Я искал те книжки, какие любил читать Коля (а было нам лет по семь-восемь), в дворовом садике старался доделать то, что начал там делать Коля, и мне важно было угадать и сделать именно так, как мог бы сделать Коля. Кое-что я слышал от самого Коли, и нужно было Колины мечтания довершить.

Не скажу сейчас точно, как долго это продолжалось. И еще труднее было бы пытаться проанализировать, что именно сформировалось в моем характере — а, может быть, и совершилось в моей судьбе — под влиянием этого чувства, которое не могу назвать иначе, как чувство душевной преемственности, несомненно, свойственной миру духовного общения людей. И это же — опять-таки — звук или голос все той же сказочной златой цепи: «…и днем, и ночью, кот ученый все ходит по цепи кругом». Не всегда люди это замечают.

Сложно, сложно, все это и нелегко об этом говорить.

Не легче, а может быть, еще труднее признаться мне (несомненно, это требует хорошей меры мужества и чести), что испытанное когда-то таинственное и тщательно охраняемое ребенком чувство посмертного братства я снова испытал, испытал вторично, испытал уже, собственно, на склоне лет — после смерти Юрия Карловича Олеши.

Дело в том, что мы с Олешей земляки и почти сверстники.

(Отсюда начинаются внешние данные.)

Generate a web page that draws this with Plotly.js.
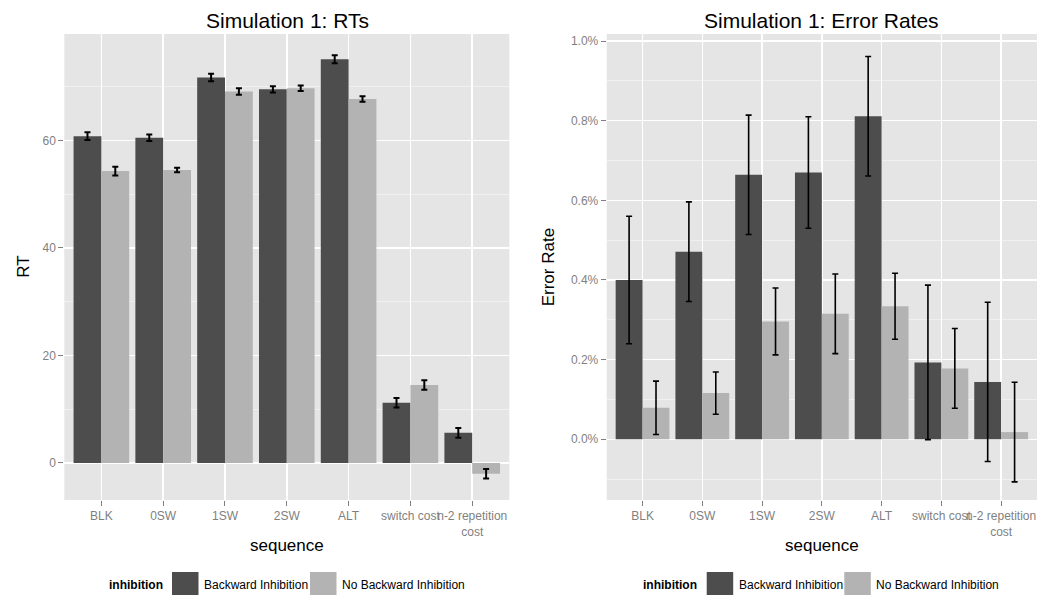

Из всех моих сверстников и старших товарищей — писателей, поэтов, художников, музыкантов, помогавших мне понять, в каком я родился, жил и рос мире, понять мир и оценить его, пожалуй, больше других сделало в этом отношении творчество Юрия Олеши. Ничто, никакое другое чтение, ни театр, ни музыка не возбуждали мое воображение с такой энергией, не приводили в движение память, как чтение книг Юрия Олеши.